Retailers, consumers and prices
Check Out Line: Strong earnings in consumer world, but don’t get too excited
Check out the latest crop of results from the consumer and retail world.
U.S. consumer companies ranging from cigarette makers Philip Morris and Reynolds American to apparel company VF Corp and chocolate maker Hershey Co beat quarterly profit estimates on Thursday.
The stronger-than-expected results are certainly a welcome relief in an uncertain U.S. economy. However, it might be premature to assume all’s well again as a good chunk of the numbers were buoyed by aggressive cost-cutting and price hikes even as total sales remained lackluster.
Marlboro cigarette maker Philip Morris and Camel cigarette maker Reynolds American showed that even in a sluggish global economy, they have the power to raise prices.

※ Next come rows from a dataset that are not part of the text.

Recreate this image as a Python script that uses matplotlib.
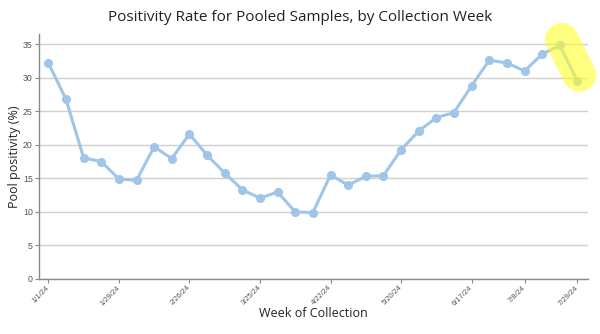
import matplotlib
matplotlib.use("Agg")
import matplotlib.pyplot as plt
import matplotlib.transforms as mtransforms
import pandas as pd

title = "Positivity Rate for Pooled Samples, by Collection Week"
xlabel = "Week of Collection"
ylabel = "Pool positivity (%)"

start_week = "2024-01-01"
positivity = [32.2, 26.8, 18.05, 17.5, 14.9, 14.7, 19.7, 17.95, 21.6, 18.45,
              15.8, 13.3, 12.05, 12.95, 10.0, 9.9, 15.5, 14.0, 15.3, 15.4,
              19.25, 22.05, 24.05, 24.8, 28.8, 32.6, 32.2, 31.0, 33.5, 34.8, 29.5]
tick_labels = ["1/1/24", "1/29/24", "2/26/24", "3/25/24", "4/22/24",
               "5/20/24", "6/17/24", "7/8/24", "7/29/24"]
y_ticks = [0, 5, 10, 15, 20, 25, 30, 35]

weeks = pd.date_range(start_week, periods=len(positivity), freq="7D")
tick_dates = pd.to_datetime(tick_labels, format="%m/%d/%y")

fig = plt.figure(figsize=(6, 3.34), dpi=100)
ax = fig.add_axes([0.065, 0.1647, 0.915, 0.7333])

line_color = "#9fc5e8"
ax.plot(weeks, positivity, color=line_color, lw=2.2, marker="o", ms=5.5,
        zorder=3, solid_joinstyle="round")
# highlight last segment (hand-drawn marker style, slightly offset)
hl_trans = mtransforms.offset_copy(ax.transData, fig=fig, x=2, y=6, units="dots")
ax.plot(weeks[-2:], positivity[-2:], color="#ffff2a", alpha=0.6, lw=24,
        solid_capstyle="round", zorder=4, clip_on=False, transform=hl_trans)

ax.set_ylim(0, 36.5)
ax.set_yticks(y_ticks)
x0 = weeks[0] - pd.Timedelta(days=3.7)
x1 = weeks[-1] + pd.Timedelta(days=4.2)
ax.set_xlim(x0, x1)
ax.set_xticks(tick_dates)
ax.set_xticklabels(tick_labels, rotation=45, ha="right", va="center",
                   rotation_mode="anchor", fontsize=5.4, color="#555555",
                   family="Liberation Sans")
for lbl in ax.get_yticklabels():
    lbl.set_fontsize(6.3)
    lbl.set_color("#555555")
    lbl.set_family("Liberation Sans")

ax.grid(axis="y", color="#d0d0d0", lw=1)
ax.set_axisbelow(True)
for s in ["top", "right"]:
    ax.spines[s].set_visible(False)
for s in ["left", "bottom"]:
    ax.spines[s].set_color("#888888")
    ax.spines[s].set_linewidth(1)
ax.tick_params(axis="both", length=3, color="#888888", width=0.8, pad=1.5)
ax.tick_params(axis="x", pad=2.5)

fig.text(0.5, 0.948, title, ha="center", va="center", fontsize=11,
         family="Open Sans", color="#222222")
fig.text(0.522, 0.06, xlabel, ha="center", va="center", fontsize=9,
         family="Open Sans", color="#222222")
ax.set_ylabel(ylabel, fontsize=9, family="Open Sans", color="#222222", labelpad=1)

fig.savefig("out.png", dpi=100)
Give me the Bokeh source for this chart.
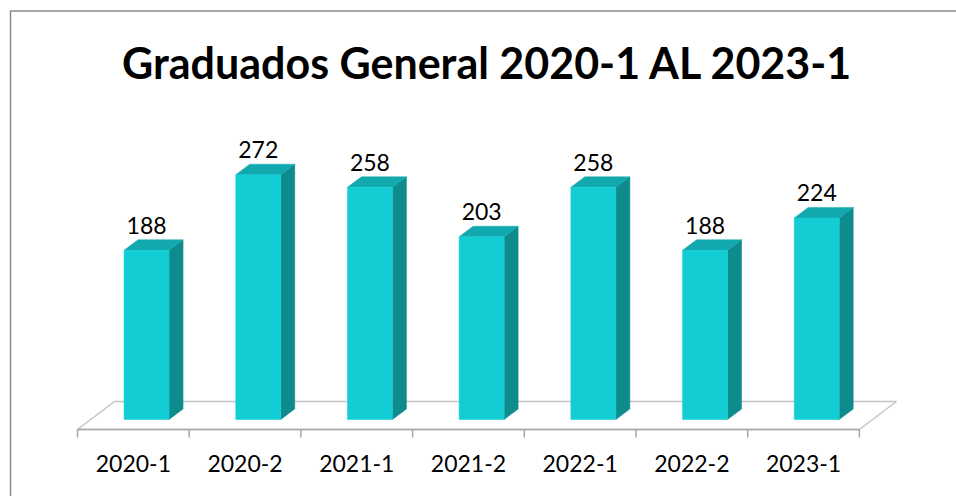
from bokeh.plotting import figure
from bokeh.models import Range1d, ColumnDataSource
from bokeh.core.properties import value
from bokeh.embed import file_html
from bokeh.resources import INLINE

# ---- data ----
categories = ["2020-1", "2020-2", "2021-1", "2021-2", "2022-1", "2022-2", "2023-1"]
graduados = [188, 272, 258, 203, 258, 188, 224]
title_text = "Graduados General 2020-1 AL 2023-1"

# ---- layout constants (pixels) ----
W, H = 956, 496
ORIGIN = 0              # page offset of the figure
PX_CAT = 111.7          # px per category
PX_UNIT = 0.9           # px per graduate
X0_PAGE = 77            # page x of first category boundary
Y0_PAGE = 419           # page y of value 0 (bar front base)

def cx(px):   # pixels -> category units
    return px / PX_CAT

def vy(px):   # pixels -> value units
    return px / PX_UNIT

x_start = cx(ORIGIN - X0_PAGE)
x_end = cx(ORIGIN + W - X0_PAGE)
y_end = vy(Y0_PAGE - ORIGIN)
y_start = vy(Y0_PAGE - (ORIGIN + H))

p = figure(width=W, height=H, output_backend="svg", toolbar_location=None,
           x_range=Range1d(x_start, x_end), y_range=Range1d(y_start, y_end),
           min_border=0, min_border_left=0, min_border_right=0,
           min_border_top=0, min_border_bottom=0)
p.axis.visible = False
p.grid.visible = False
p.outline_line_color = None
p.background_fill_color = "white"
p.border_fill_color = "white"

n = len(categories)

# ---- chart border (top and left) ----
bx = cx(10 - X0_PAGE)
by = vy(Y0_PAGE - 10.5)
p.line([bx, bx, x_end + 1], [y_start - 10, by, by], line_color="#8a8a8a", line_width=1.5)

# ---- floor ----
vF = vy(-10)           # front floor edge
vB = vy(18)            # back floor edge
dxF = cx(37)
p.patch([0, n, n + dxF, dxF], [vF, vF, vB, vB],
        fill_color="white", line_color="#c4c4c4", line_width=1.5)
p.line([0, n], [vF, vF], line_color="#a6a6a6", line_width=1.5)
tick_x = list(range(n + 1))
p.segment(x0=tick_x, y0=[vF] * (n + 1), x1=tick_x, y1=[vF - vy(8)] * (n + 1),
          line_color="#a6a6a6", line_width=1.5)

# ---- 3D bars ----
off = cx(13.2)
hw = cx(22.5)
ddx = cx(14)
ddy = vy(10.5)
lefts = [i + 0.5 + off - hw for i in range(n)]
rights = [i + 0.5 + off + hw for i in range(n)]

side_xs = [[r, r + ddx, r + ddx, r] for r in rights]
side_ys = [[0, ddy, v + ddy, v] for v in graduados]
top_xs = [[l, r, r + ddx, l + ddx] for l, r in zip(lefts, rights)]
top_ys = [[v, v, v + ddy, v + ddy] for v in graduados]

p.patches(side_xs, side_ys, fill_color="#0e8b8d", line_color="#0e8b8d", line_width=0.5)
p.patches(top_xs, top_ys, fill_color="#12a9ae", line_color="#12a9ae", line_width=0.5)
p.quad(left=lefts, right=rights, bottom=[0] * n, top=graduados,
       fill_color="#13cdd5", line_color="#13cdd5", line_width=0.5)

# ---- data labels ----
lab_src = ColumnDataSource(dict(x=[i + 0.5 + off for i in range(n)],
                                y=graduados,
                                t=[str(v) for v in graduados]))
p.text(x="x", y="y", text="t", source=lab_src, y_offset=-25,
       text_align="center", text_baseline="middle",
       text_font=value("Lato"), text_font_size="23px", text_color="#000000")

# ---- category labels ----
cat_src = ColumnDataSource(dict(x=[i + 0.5 for i in range(n)],
                                y=[vF] * n, t=categories))
p.text(x="x", y="y", text="t", source=cat_src, y_offset=34,
       text_align="center", text_baseline="middle",
       text_font=value("Lato"), text_font_size="23px", text_color="#000000")

# ---- title ----
p.text(x=[cx(487.5 - X0_PAGE)], y=[vy(Y0_PAGE - 62)], text=[title_text],
       text_align="center", text_baseline="middle",
       text_font=value("Lato"), text_font_style="bold",
       text_font_size="43px", text_color="#000000")

open("out.html", "w").write(file_html(p, INLINE))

With their strong results and forecast, the tobacco industry giants eased concerns that a large increase in the U.S. tax on tobacco last year, and high unemployment in Western Europe and the United States, would force a switch by consumers to lower-priced smokes.
VF Corp, which owns more than 30 brands including Jansport, Vans, Wrangler and Lee, managed inventories tightly and took fewer discounts to boost margins significantly. The company too said it will rely on price hikes to fight any rise in input and labor costs.
Hershey, the maker of Hershey’s Kisses, Kit Kat bars and Reese’s peanut butter cups, also posted better-than-expected quarterly profits and lackluster sales numbers.